We can't ignore, either, the unfortunately vast gender disparity in STEM studies. According to the Chief Scientist, STEM is still 79 per cent male dominated, and we know that gender and cultural diversity and research drives better innovation outcomes and has been linked to organisation performance. It is a win-win when you fix the gender divide. We therefore need a comprehensive plan to address both the achievement gap in STEM and the gender disparity in participation in STEM. All this should be tied together with a comprehensive strategy to coordinate, plan and outline core objectives for national industry innovation in Australia.
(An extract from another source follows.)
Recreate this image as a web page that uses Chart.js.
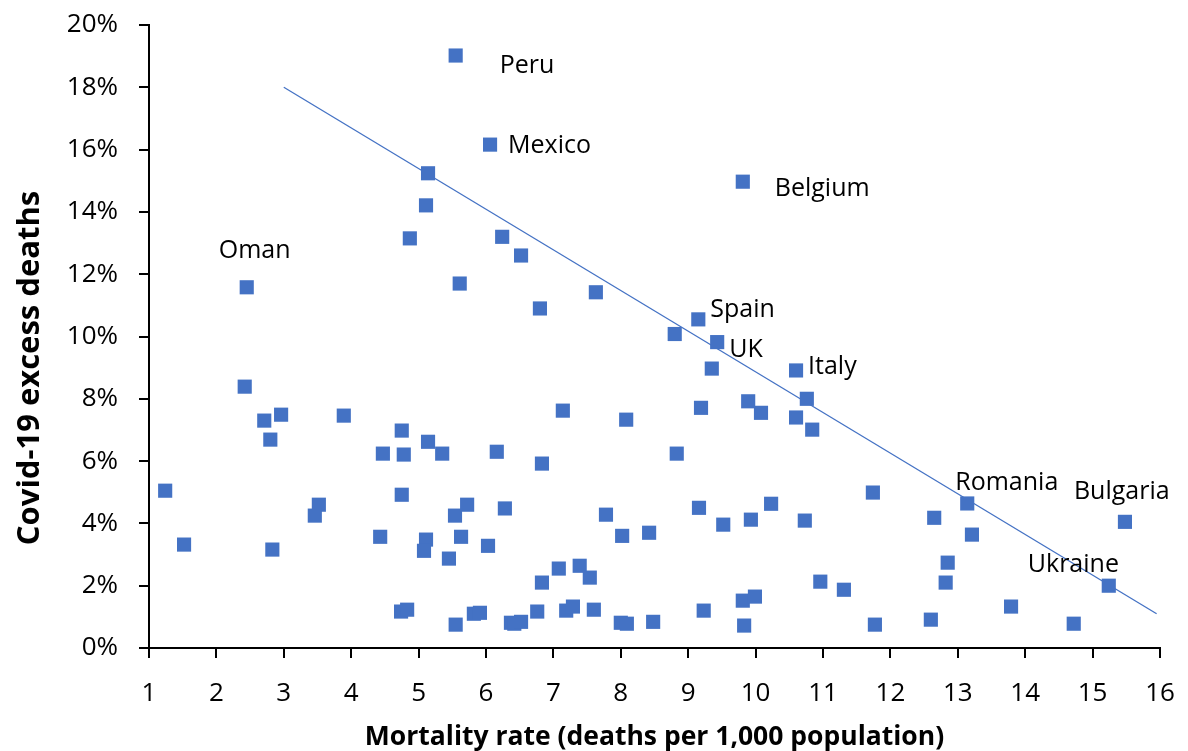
<!DOCTYPE html>
<html>
<head>
<meta charset="utf-8">
<script src="https://cdn.jsdelivr.net/npm/chart.js@4/dist/chart.umd.min.js"></script>
<style>
html,body{margin:0;padding:0;background:#fff;}
#wrap{width:1188px;height:751px;position:relative;}
</style>
</head>
<body>
<div id="wrap"><canvas id="c"></canvas></div>
<script>
// Mortality rate (deaths per 1,000 population)
const mortality = [
  5.55, 6.06, 9.81, 2.45, 9.15, 9.43, 10.60, 13.14, 15.48, 15.24,
  5.14, 5.11, 4.87, 6.24, 6.52, 5.61, 7.63, 6.80, 8.80, 9.35,
  10.76, 7.14, 8.08, 9.19, 9.89, 10.08, 10.60, 10.84, 6.83, 8.83,
  11.74, 12.65, 7.78, 8.02, 8.42, 9.16, 9.52, 9.93, 10.23, 10.73,
  6.83, 7.08, 7.39, 7.54, 10.96, 11.31, 6.76, 7.19, 7.29, 7.60,
  8.00, 8.09, 8.48, 9.23, 9.81, 9.99, 9.83, 11.77, 12.60, 2.42,
  2.71, 2.96, 2.80, 3.89, 4.75, 4.47, 4.78, 5.14, 5.35, 6.16,
  1.24, 1.52, 2.83, 3.52, 3.46, 4.75, 4.43, 5.11, 5.08, 5.45,
  5.54, 5.72, 5.63, 6.28, 6.03, 4.74, 4.83, 5.55, 5.82, 5.91,
  6.37, 6.42, 6.52, 13.21, 12.85, 12.82, 13.79, 14.72
];
// Covid-19 excess deaths (%)
const excessDeaths = [
  19.02, 16.16, 14.97, 11.58, 10.55, 9.82, 8.91, 4.64, 4.05, 2.00,
  15.24, 14.21, 13.15, 13.20, 12.60, 11.70, 11.42, 10.90, 10.08, 8.97,
  8.00, 7.62, 7.33, 7.71, 7.92, 7.55, 7.40, 7.01, 5.92, 6.24,
  4.99, 4.18, 4.28, 3.60, 3.70, 4.50, 3.96, 4.12, 4.63, 4.09,
  2.10, 2.55, 2.64, 2.26, 2.13, 1.87, 1.17, 1.20, 1.33, 1.23,
  0.81, 0.78, 0.84, 1.20, 1.52, 1.65, 0.72, 0.75, 0.91, 8.39,
  7.30, 7.49, 6.69, 7.46, 6.98, 6.24, 6.21, 6.62, 6.24, 6.30,
  5.05, 3.32, 3.16, 4.60, 4.25, 4.92, 3.57, 3.48, 3.12, 2.87,
  4.25, 4.60, 3.57, 4.48, 3.28, 1.17, 1.23, 0.75, 1.10, 1.13,
  0.81, 0.78, 0.84, 3.64, 2.74, 2.10, 1.33, 0.78
];
// Country names for labelled points (same order as the first values above)
const countryLabels = ['Peru', 'Mexico', 'Belgium', 'Oman', 'Spain', 'UK', 'Italy', 'Romania', 'Bulgaria', 'Ukraine'];
// Trend line end points
const trendX = [3.0, 15.95];
const trendY = [18.0, 1.1];
// Axis ticks
const xTickMin = 1, xTickMax = 16, xTickStep = 1;
const yTickMin = 0, yTickMax = 20, yTickStep = 2;
const xTitle = 'Mortality rate (deaths per 1,000 population)';
const yTitle = 'Covid-19 excess deaths';

const FONT = "'Open Sans', 'Liberation Sans', sans-serif";
const BLUE = '#4472C4';

const points = mortality.map((x, i) => ({x: x, y: excessDeaths[i]}));
const trend = trendX.map((x, i) => ({x: x, y: trendY[i]}));

// label placement relative to the marker (pixels)
const labelOffsets = {
  Peru: [44, 10], Mexico: [18, 1], Belgium: [32, 7], Oman: [-28, -36],
  Spain: [12, -9], UK: [12, 8], Italy: [12, -4], Romania: [-12, -21],
  Bulgaria: [-51, -30], Ukraine: [-81, -21]
};

const labelPlugin = {
  id: 'labels',
  afterDatasetsDraw(chart) {
    const ctx = chart.ctx;
    const xs = chart.scales.x, ys = chart.scales.y;
    ctx.save();
    ctx.font = '25px ' + FONT;
    ctx.fillStyle = '#000';
    ctx.textAlign = 'left';
    ctx.textBaseline = 'middle';
    countryLabels.forEach((name, i) => {
      const px = xs.getPixelForValue(mortality[i]);
      const py = ys.getPixelForValue(excessDeaths[i]);
      const o = labelOffsets[name] || [12, 0];
      ctx.fillText(name, px + o[0], py + o[1]);
    });
    // axis titles
    ctx.font = 'bold 26.5px ' + FONT;
    ctx.textAlign = 'center';
    ctx.fillText(xTitle, (chart.chartArea.left + chart.chartArea.right) / 2, 737);
    ctx.font = 'bold 31px ' + FONT;
    ctx.translate(30, 368);
    ctx.rotate(-Math.PI / 2);
    ctx.fillText(yTitle, 0, 0);
    ctx.restore();
  }
};

function noPad(s) { s.paddingTop = 0; s.paddingBottom = 0; s.paddingLeft = 0; s.paddingRight = 0; }

new Chart(document.getElementById('c'), {
  type: 'scatter',
  data: {
    datasets: [
      {
        label: 'Countries',
        data: points,
        pointStyle: 'rect',
        pointRadius: 10,
        pointHoverRadius: 10,
        pointBorderWidth: 0,
        backgroundColor: BLUE,
        borderColor: BLUE
      },
      {
        label: 'Trend',
        type: 'line',
        data: trend,
        showLine: true,
        borderColor: BLUE,
        borderWidth: 1.3,
        pointRadius: 0,
        fill: false
      }
    ]
  },
  options: {
    responsive: true,
    maintainAspectRatio: false,
    animation: false,
    events: [],
    layout: {padding: {top: 25, right: 28, left: 0, bottom: 0}},
    plugins: {legend: {display: false}, tooltip: {enabled: false}},
    scales: {
      x: {
        type: 'linear',
        min: xTickMin, max: xTickMax,
        afterFit(s) { s.height = 103; noPad(s); },
        border: {display: true, color: '#000', width: 2},
        grid: {drawOnChartArea: false, drawTicks: true, tickLength: 10, color: '#000', lineWidth: 2},
        ticks: {stepSize: xTickStep, color: '#000', padding: 20, font: {family: FONT, size: 26}, maxRotation: 0}
      },
      y: {
        type: 'linear',
        min: yTickMin, max: yTickMax,
        afterFit(s) { s.width = 149; noPad(s); },
        border: {display: true, color: '#000', width: 2},
        grid: {drawOnChartArea: false, drawTicks: true, tickLength: 10, color: '#000', lineWidth: 2},
        ticks: {stepSize: yTickStep, color: '#000', padding: 21, font: {family: FONT, size: 26},
          callback: v => v + '%'}
      }
    }
  },
  plugins: [labelPlugin]
});
</script>
</body>
</html>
Unfortunately, we can't talk about this bill and this funding for the ARC without discussing the government's poor performance on research grants. Last month, a group of the country's most eminent scientists and researchers spoke out against the minister's decision to block grants for six projects. These projects had been evaluated and elevated for funding by an independent panel. The arms-length process is designed to place funding for the most meritorious projects away from political interference. The announcement of successful grants was also delayed. The researchers should have known in November if they made the cut, and instead they had to wait until Christmas Eve. This is extraordinary. People may not understand why, but it's because delay impacts outcomes. For 30 years, they've been awarded on time, in the fourth quarter. That is what the scientists and people in the sector could rely on. The delayed announcement caused substantial uncertainty for many researchers, who were pinning future research on these grants. So researchers who aimed to collaborate with industry risked losing those very important relationships due to the time delay and through no fault of their own.

If an independent process, designed to be impartial, recommends certain grants, then the government should follow its guidance and award them in a timely manner. Too many times we have seen the Morrison government overrule departments and other bodies just to rort the process with their own cherrypicked selections. We need more accountability to be built into this process. If the minister chooses to reject a grant, he or she should table a statement of reasons setting out a clear rationale for such a move, because the funds we are allocating are public funds and they should be allocated with transparency and in accordance with the process that has been approved.

In conclusion, the ARC plays a crucial role in supporting innovation in Australia. It's part of our new economy. I want to see it be a bigger part of the new economy we are capable of building, but it does require vision and it requires commitment to letting go of the past and actually moving forward towards new technologies. We are limping to the back of the pack with our performance on innovation. This is acting as a drag on our productivity and our economic growth, and so many young people know this and fear this, because they are ambitious; they are hungry for success. I know this because I meet so many of them in Warringah.

We can become leaders once again and ensure decades of prosperity, but only if we embrace just some of the limited policies that I have set out as being part of a new economy. We must consider the challenges we have ahead. We have big challenges ahead, in the next decade in particular, in relation to global warming and climate change, but we also have the skills, the willpower and the smarts. We have the smart workforce to do this. We have the innovation and the R&D. We actually need to let go of the past, be brave and ambitious and look towards building a more prosperous and a clean and sustainable future, and we will do that with innovation.